Raw data:
-- Start --
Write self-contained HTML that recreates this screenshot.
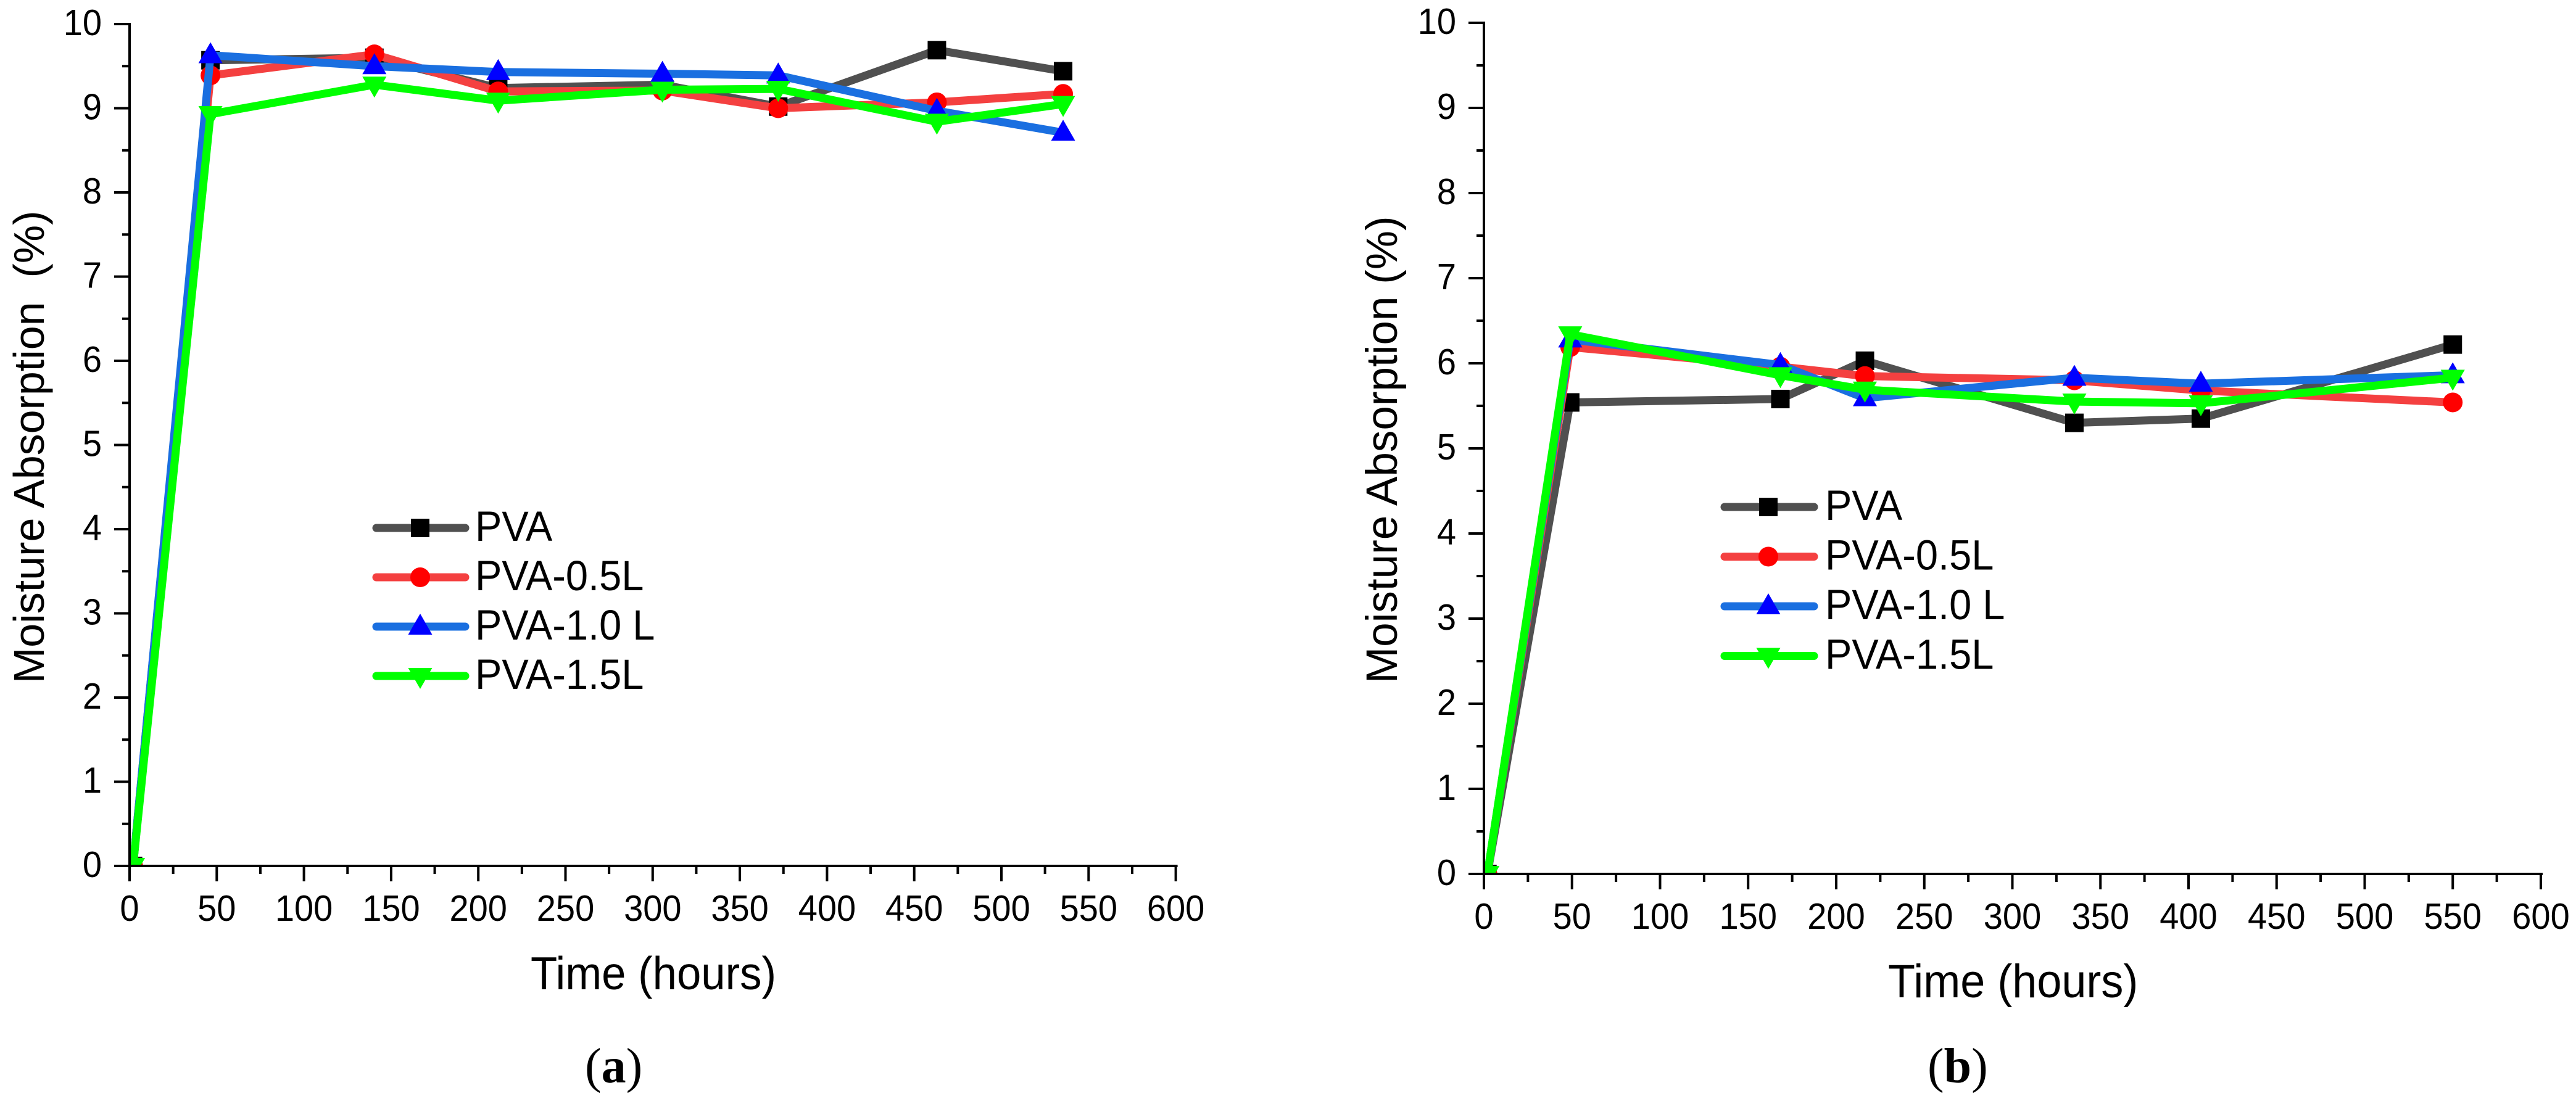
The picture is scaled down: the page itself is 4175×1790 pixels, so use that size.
<!DOCTYPE html>
<html lang="en">
<head>
<meta charset="utf-8">
<title>Moisture Absorption Charts</title>
<style>
html,body{margin:0;padding:0;background:#fff;}
body{width:4175px;height:1790px;overflow:hidden;}
svg{display:block;}
text{font-family:"Liberation Sans",sans-serif;fill:#000;}
.cap{font-family:"Liberation Serif",serif;}
</style>
</head>
<body>
<svg id="figure" xmlns="http://www.w3.org/2000/svg" width="4175" height="1790" viewBox="0 0 4175 1790">
  <rect width="4175" height="1790" fill="#fff"/>
  <defs>
    <clipPath id="clip-a"><rect x="210" y="0" width="1800" height="1404"/></clipPath>
    <clipPath id="clip-b"><rect x="2405" y="0" width="1770" height="1417"/></clipPath>
  </defs>
  <g id="panel-a"></g>
  <g id="panel-b"></g>

  <text transform="translate(71,1108) rotate(-90)" font-size="70" xml:space="preserve" style="white-space:pre">Moisture Absorption  (%)</text>
  <text transform="translate(860,1604) scale(1,1.06)" font-size="70.7">Time (hours)</text>
  <text transform="translate(2264,1108) rotate(-90)" font-size="71">Moisture Absorption (%)</text>
  <text transform="translate(3060,1617) scale(1,1.06)" font-size="72">Time (hours)</text>
  <text class="cap" x="948" y="1755" font-size="80">(<tspan font-weight="bold">a</tspan>)</text>
  <text class="cap" x="3124" y="1755" font-size="80">(<tspan font-weight="bold">b</tspan>)</text>
</svg>
<script>
// ---- chart data ----
const seriesNames = ["PVA", "PVA-0.5L", "PVA-1.0 L", "PVA-1.5L"];
const xTickLabels = [0, 50, 100, 150, 200, 250, 300, 350, 400, 450, 500, 550, 600];
const yTickLabels = [0, 1, 2, 3, 4, 5, 6, 7, 8, 9, 10];

const hoursA = [2, 46.4, 140.4, 211.4, 305.6, 372, 463, 535.4];
const pvaA   = [0, 9.57, 9.60, 9.24, 9.28, 9.02, 9.69, 9.44];
const pva05A = [0, 9.39, 9.64, 9.20, 9.21, 9.00, 9.07, 9.17];
const pva10A = [0, 9.63, 9.50, 9.43, 9.41, 9.39, 8.97, 8.71];
const pva15A = [0, 8.93, 9.28, 9.09, 9.22, 9.23, 8.84, 9.05];

const hoursB = [2, 49, 168.3, 216.3, 335.2, 407, 550];
const pvaB   = [0, 5.54, 5.58, 6.03, 5.30, 5.35, 6.22];
const pva05B = [0, 6.19, 5.96, 5.85, 5.80, 5.68, 5.54];
const pva10B = [0, 6.28, 5.98, 5.59, 5.83, 5.76, 5.86];
const pva15B = [0, 6.34, 5.86, 5.69, 5.55, 5.53, 5.83];

// ---- styling ----
const lineColors = ["#505050", "#f44040", "#1a6fe0", "#00ff00"];
const markerColors = ["#000000", "#ff0000", "#0000ff", "#00ff00"];
const markerKinds = ["square", "circle", "up", "down"];
const SVGNS = "http://www.w3.org/2000/svg";

function make(parent, tag, attrs) {
  const el = document.createElementNS(SVGNS, tag);
  for (const k in attrs) el.setAttribute(k, attrs[k]);
  parent.appendChild(el);
  return el;
}

function drawMarker(parent, kind, cx, cy, color) {
  let el;
  if (kind === "square") {
    el = make(parent, "rect", {x: cx - 15, y: cy - 15, width: 30, height: 30, fill: color});
  } else if (kind === "circle") {
    el = make(parent, "ellipse", {cx: cx, cy: cy, rx: 16, ry: 16, fill: color});
  } else if (kind === "up") {
    el = make(parent, "polygon", {points: cx + "," + (cy - 21) + " " + (cx + 19.5) + "," + (cy + 13) + " " + (cx - 19.5) + "," + (cy + 13), fill: color});
  } else {
    el = make(parent, "polygon", {points: cx + "," + (cy + 21) + " " + (cx + 19.5) + "," + (cy - 13) + " " + (cx - 19.5) + "," + (cy - 13), fill: color});
  }
  return el;
}

function drawPanel(cfg) {
  const root = document.getElementById(cfg.id);
  const xScale = function (h) { return cfg.x0 + h * cfg.pxPerHour; };
  const yScale = function (v) { return cfg.y0 - v * cfg.pxPerUnit; };

  // series
  const plot = make(root, "g", {"clip-path": "url(#" + cfg.clip + ")"});
  
  
  cfg.series.forEach(function (values, s) {
    const pts = values.map(function (v, i) { return xScale(cfg.hours[i]) + "," + yScale(v); }).join(" ");
    const line = make(plot, "polyline", {points: pts, fill: "none", stroke: lineColors[s], "stroke-width": 13, "stroke-linejoin": "miter"});
    
    
    values.forEach(function (v, i) {
      const m = drawMarker(plot, markerKinds[s], xScale(cfg.hours[i]), yScale(v), markerColors[s]);
      
      
    });
  });

  // axes
  const xEnd = xScale(600);
  const yTop = yScale(10);
  const xAxis = make(root, "line", {x1: cfg.x0 - 25, y1: cfg.y0, x2: xEnd + 3, y2: cfg.y0, stroke: "#000", "stroke-width": 4});
  
  
  const yAxis = make(root, "line", {x1: cfg.x0, y1: yTop - 2, x2: cfg.x0, y2: cfg.y0 + 25, stroke: "#000", "stroke-width": 4});
  
  

  xTickLabels.forEach(function (t, i) {
    const px = xScale(t);
    const tick = make(root, "line", {x1: px, y1: cfg.y0, x2: px, y2: cfg.y0 + 25, stroke: "#000", "stroke-width": 4});
    
    
    if (i < xTickLabels.length - 1) {
      const mx = xScale(t + 25);
      const minor = make(root, "line", {x1: mx, y1: cfg.y0, x2: mx, y2: cfg.y0 + 13, stroke: "#000", "stroke-width": 4});
      
      
    }
    const label = make(root, "text", {transform: "translate(" + px + "," + cfg.xLabelY + ") scale(1,1.06)", "text-anchor": "middle", "font-size": 56});
    label.textContent = t;
    
    
  });

  yTickLabels.forEach(function (t, i) {
    const py = yScale(t);
    const tick = make(root, "line", {x1: cfg.x0 - 25, y1: py, x2: cfg.x0, y2: py, stroke: "#000", "stroke-width": 4});
    
    
    if (i < yTickLabels.length - 1) {
      const my = yScale(t + 0.5);
      const minor = make(root, "line", {x1: cfg.x0 - 12, y1: my, x2: cfg.x0, y2: my, stroke: "#000", "stroke-width": 4});
      
      
    }
    const label = make(root, "text", {transform: "translate(" + cfg.yLabelX + "," + (py + 18) + ") scale(1,1.06)", "text-anchor": "end", "font-size": 56});
    label.textContent = t;
    
    
  });

  // legend
  const legend = make(root, "g", {});
  
  
  seriesNames.forEach(function (name, s) {
    const ly = cfg.legendY + s * cfg.legendStep;
    const entry = make(legend, "g", {});
    
    
    const swatch = make(entry, "line", {x1: cfg.legendX1 + 6, y1: ly, x2: cfg.legendX2 - 6, y2: ly, stroke: lineColors[s], "stroke-width": 13, "stroke-linecap": "round"});
    
    
    const mark = drawMarker(entry, markerKinds[s], cfg.legendMarkerX, ly, markerColors[s]);
    
    
    const label = make(entry, "text", {transform: "translate(" + cfg.legendTextX + "," + (ly + 21) + ") scale(1,1.06)", "font-size": 65});
    label.textContent = name;
    
    
  });
}

drawPanel({
  id: "panel-a", clip: "clip-a",
  hours: hoursA, series: [pvaA, pva05A, pva10A, pva15A],
  x0: 210, y0: 1404, pxPerHour: 2.826, pxPerUnit: 136.5,
  xLabelY: 1493, yLabelX: 165,
  legendX1: 604, legendX2: 760, legendMarkerX: 681, legendTextX: 770, legendY: 856, legendStep: 80
});
drawPanel({
  id: "panel-b", clip: "clip-b",
  hours: hoursB, series: [pvaB, pva05B, pva10B, pva15B],
  x0: 2405, y0: 1417, pxPerHour: 2.855, pxPerUnit: 138,
  xLabelY: 1506, yLabelX: 2360,
  legendX1: 2789, legendX2: 2946, legendMarkerX: 2866, legendTextX: 2958, legendY: 822, legendStep: 80.5
});
</script>
</body>
</html>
-- End --
Go through the listing above and pull out each line containing the word "that".

Worked answer:
Write self-contained HTML that recreates this screenshot.
The picture is scaled down: the page itself is 4175×1790 pixels, so use that size.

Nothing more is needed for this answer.